7.ビデオカメラによる盗撮が憲法13条違反であること
 デモ行進中における個人の容貌等の写真撮影の違法性については、昭和44年12月24日最高裁大法廷判決の定めた要件を検討しなければなりません。本判決は、違法性の要件を警察法2条1項からの直接の権限を導き出すことはせず、同規定が責務を定めたとし、事案については、警察官による個人の容貌の撮影が許されるのは、「現に犯罪が行われもしくは行われたのち間もないと認められる場合であって、しかも、証拠保全の必要性および緊急性がある場合」にのみ、相当な方法なら許されるとしていたはずであります。ところが、原判決では、この最高裁判決の前提条件,基準の認定が全く欠落しており、手段の相当性だけが検討されたに過ぎないのです。
 そして、原判決は、呼びかけ発起人、および、多数の一般参加者をビデオによる盗撮を行うことが、「革マル派活動家等ないしその動員による参加者」を対象とするものだから許されるという論理を採用し、「このような隠し撮りによって、集会参加者の肖像権、プライバシー権がある程度侵害され、またそのことを知った集会参加者が心理的制約を受けるとしても、上記の目的及び態様によってビデオ撮影がされることによる不利益ないし権利侵害は、正当な目的のために必要最低限の範囲で権利の制約を受けたものと評価するのが相当である」と結論したのですが、本末転倒な論理であると考えざるをえません。すなわち、原判決によれば、被控訴人が行う情報収集活動の下で、その活動目的の対象外の一般市民は、その活動により人権を無視されてもそれを甘受すべきであるという発想に基づき判断するものに他ならないからです。国民の不可侵であるべき基本的人権国益よりも劣後し、国民が国家に隷属すべきであるという判断は、憲法13条および97条に反し、その過ちは明白であるといわなければなりません。
 一般市民の自由を制約する「視察」という権力行動は、警察法の法文を無視して許容されるものではありません。

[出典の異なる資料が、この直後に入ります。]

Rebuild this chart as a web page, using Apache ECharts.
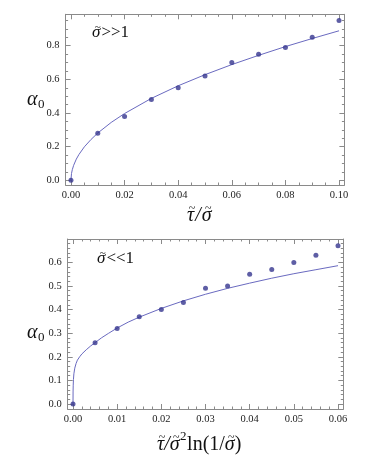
<!DOCTYPE html>
<html><head><meta charset="utf-8">
<script src="https://cdn.jsdelivr.net/npm/echarts@6/dist/echarts.min.js"></script>
<style>html,body{margin:0;padding:0;background:#fff}#c{width:374px;height:466px}</style>
</head><body><div id="c"></div>
<script>
// ---- Top panel data (sigma >> 1) ----
const topPointsX = [0, 0.01, 0.02, 0.03, 0.04, 0.05, 0.06, 0.07, 0.08, 0.09, 0.10];
const topPointsY = [0, 0.28, 0.38, 0.48, 0.55, 0.62, 0.70, 0.75, 0.79, 0.85, 0.95];
const topCurveX = [0, 0.0002, 0.0005, 0.001, 0.002, 0.003, 0.005, 0.0075, 0.01, 0.015, 0.02, 0.03, 0.04, 0.05, 0.06, 0.07, 0.08, 0.09, 0.10];
const topCurveY = [0, 0.04, 0.063, 0.089, 0.126, 0.154, 0.199, 0.243, 0.281, 0.344, 0.397, 0.487, 0.562, 0.628, 0.688, 0.743, 0.795, 0.843, 0.889];
const topXTicks = [0, 0.02, 0.04, 0.06, 0.08, 0.10];
const topYTicks = [0, 0.2, 0.4, 0.6, 0.8];

// ---- Bottom panel data (sigma << 1) ----
const botPointsX = [0, 0.005, 0.01, 0.015, 0.02, 0.025, 0.03, 0.035, 0.04, 0.045, 0.05, 0.055, 0.06];
const botPointsY = [0, 0.26, 0.32, 0.37, 0.40, 0.43, 0.49, 0.50, 0.55, 0.57, 0.60, 0.63, 0.67];
const botCurveX = [0, 0.00002, 0.00005, 0.0001, 0.0002, 0.0004, 0.0007, 0.001, 0.0015, 0.002, 0.003, 0.004, 0.005, 0.0065, 0.008, 0.01, 0.0125, 0.015, 0.02, 0.025, 0.03, 0.035, 0.04, 0.045, 0.05, 0.055, 0.06];
const botCurveY = [0, 0.055, 0.08, 0.104, 0.128, 0.152, 0.172, 0.186, 0.2, 0.212, 0.23, 0.246, 0.26, 0.281, 0.299, 0.322, 0.347, 0.368, 0.405, 0.437, 0.465, 0.490, 0.512, 0.533, 0.552, 0.569, 0.586];
const botXTicks = [0, 0.01, 0.02, 0.03, 0.04, 0.05, 0.06];
const botYTicks = [0, 0.1, 0.2, 0.3, 0.4, 0.5, 0.6];

const FRAME = '#8a8a8a';
const SERIF = '"Liberation Serif","Times New Roman",serif';
const PT = '#36368f';
const LN = '#6a6ac0';
const TXT = '#111';

function minorList(min, max, step, majors) {
  const out = [];
  const start = Math.ceil(min / step - 1e-9);
  for (let k = start; k * step <= max + 1e-12; k++) {
    const v = +(k * step).toFixed(6);
    if (!majors.some(m => Math.abs(m - v) < 1e-9)) out.push(v);
  }
  return out;
}

function axes(kind, grid, min, max, majors, minorStep, dec) {
  const minors = minorList(min, max, minorStep, majors);
  const isX = kind === 'x';
  const pos = isX ? ['bottom', 'top'] : ['left', 'right'];
  const res = [];
  pos.forEach((p, i) => {
    res.push({
      type: 'value', gridIndex: grid, position: p, min: min, max: max,
      axisLine: { show: true, onZero: false, lineStyle: { color: FRAME, width: 1 } },
      axisTick: { show: true, inside: true, length: 5, customValues: majors, lineStyle: { color: FRAME } },
      axisLabel: { show: i === 0, customValues: majors, margin: isX ? 5 : 6,
        formatter: v => (+v).toFixed(dec), fontFamily: SERIF, fontSize: 10.5, color: '#222' },
      splitLine: { show: false }
    });
    res.push({
      type: 'value', gridIndex: grid, position: p, min: min, max: max,
      axisLine: { show: false, onZero: false },
      axisTick: { show: true, inside: true, length: 2.5, customValues: minors, lineStyle: { color: FRAME } },
      axisLabel: { show: false },
      splitLine: { show: false }
    });
  });
  return res;
}

const xAxis = [].concat(
  axes('x', 0, -0.002, 0.102, topXTicks, 0.005, 2),
  axes('x', 1, -0.0012, 0.0612, botXTicks, 0.002, 2)
);
const yAxis = [].concat(
  axes('y', 0, -0.028, 0.987, topYTicks, 0.05, 1),
  axes('y', 1, -0.021, 0.699, botYTicks, 0.02, 1)
);

const zip = (a, b) => a.map((v, i) => [v, b[i]]);

// ---- math-like labels built from segments (tilde drawn over letters) ----
const mctx = document.createElement('canvas').getContext('2d');
function fontOf(s) { return (s.it ? 'italic ' : '') + s.size + 'px ' + SERIF; }
function label(x0, y0, segs) {
  const els = [];
  let x = x0;
  segs.forEach(s => {
    const f = fontOf(s);
    mctx.font = f;
    const w = mctx.measureText(s.t).width;
    els.push({ type: 'text', x: x, y: y0 + (s.dy || 0), silent: true,
      style: { text: s.t, font: f, fill: TXT, verticalAlign: 'middle', align: 'left' } });
    if (s.tilde) {
      els.push({ type: 'text', x: x + w / 2 + (s.it ? 1.5 : 0), y: y0 - s.size * 0.36, silent: true,
        style: { text: '~', font: Math.round(s.size * 0.62) + 'px ' + SERIF, fill: TXT, verticalAlign: 'middle', align: 'center' } });
    }
    x += w + (s.gap || 0);
  });
  return els;
}

const graphics = [].concat(
  label(92, 33, [{ t: 'σ', it: true, size: 17, tilde: true, gap: 1 }, { t: '>>1', size: 17 }]),
  label(97, 259, [{ t: 'σ', it: true, size: 17, tilde: true, gap: 1 }, { t: '<<1', size: 17 }]),
  label(27, 100, [{ t: 'α', it: true, size: 20, gap: 0.5 }, { t: '0', size: 13, dy: 5 }]),
  label(27, 333, [{ t: 'α', it: true, size: 20, gap: 0.5 }, { t: '0', size: 13, dy: 5 }]),
  label(187, 216, [{ t: 'τ', it: true, size: 20, tilde: true, gap: 1 }, { t: '/', it: true, size: 20, gap: 1 }, { t: 'σ', it: true, size: 20, tilde: true }]),
  label(157, 445, [{ t: 'τ', it: true, size: 20, tilde: true }, { t: '/', it: true, size: 20 },
                   { t: 'σ', it: true, size: 20, tilde: true, gap: 0.5 }, { t: '2', size: 13, dy: -8, gap: 0.5 },
                   { t: 'ln(1/', size: 20 }, { t: 'σ', it: true, size: 20, tilde: true }, { t: ')', size: 20 }])
);

const chart = echarts.init(document.getElementById('c'), null, { renderer: 'canvas' });
chart.setOption({
  animation: false,
  backgroundColor: '#fff',
  grid: [
    { left: 65.6, top: 14.3, width: 278.8, height: 170.7 },
    { left: 67.7, top: 239, width: 275.6, height: 170 }
  ],
  xAxis: xAxis,
  yAxis: yAxis,
  series: [
    { type: 'line', xAxisIndex: 0, yAxisIndex: 0, data: zip(topCurveX, topCurveY), showSymbol: false, smooth: false,
      lineStyle: { color: LN, width: 1 }, z: 2 },
    { type: 'scatter', xAxisIndex: 0, yAxisIndex: 0, data: zip(topPointsX, topPointsY), symbolSize: 5,
      itemStyle: { color: PT }, z: 3 },
    { type: 'line', xAxisIndex: 4, yAxisIndex: 4, data: zip(botCurveX, botCurveY), showSymbol: false, smooth: false,
      lineStyle: { color: LN, width: 1 }, z: 2 },
    { type: 'scatter', xAxisIndex: 4, yAxisIndex: 4, data: zip(botPointsX, botPointsY), symbolSize: 5,
      itemStyle: { color: PT }, z: 3 }
  ],
  graphic: graphics
});
</script>
</body></html>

本件については、警察法の要件を具備しているかを、先ず判断するべきであります。警察による情報収集活動については明文規定が存在しませんが、それが職務行為であるとしても、強制力を伴うべきではなく、犯罪の予見も皆無の情況下で、原判決は、単なる写真撮影よりも遥かに権利侵害の程度が強いビデオカメラを用い、しかも、卑劣と評価される盗撮と録画行為を、「目視による視察を補助するための手段にすぎず」と述べて、事実を矮小化しようと目論んだものに他ならないのです。公安警察が、「視察」と相まってビデオカメラにより集会参加者の容貌や姿態を、無差別かつ網羅的に隠し撮り・録画する行為は、集会参加者の肖像権、プライバシー権を侵害するものであり、まさしく憲法13条に反すると云わざるをえません。

8.最後に
 巷では、改憲や廃憲の嵐とも表現できる事態が見受けられます。しかし、私は、いま自民党憲法草案から削除された、憲法97条を改めて、読み上げたいと思います。
 「この憲法が日本国民に保障する基本的人権は、人類の多年にわたる自由獲得の努力の成果であって、これらの権利は、過去幾多の試練に堪え、現在及び将来の国民に対し、侵すことのできない永久の権利として信託されたものである」とあります。我々、控訴人ら及び弁護団は、本件について、裁判所が、憲法第76条に定める、良心にしたがい独立してその職権を行い、憲法と法律にのみ拘束され、国民の付託に応えるよう祈念いたしております。
 以上をもちまして、私の意見といたします。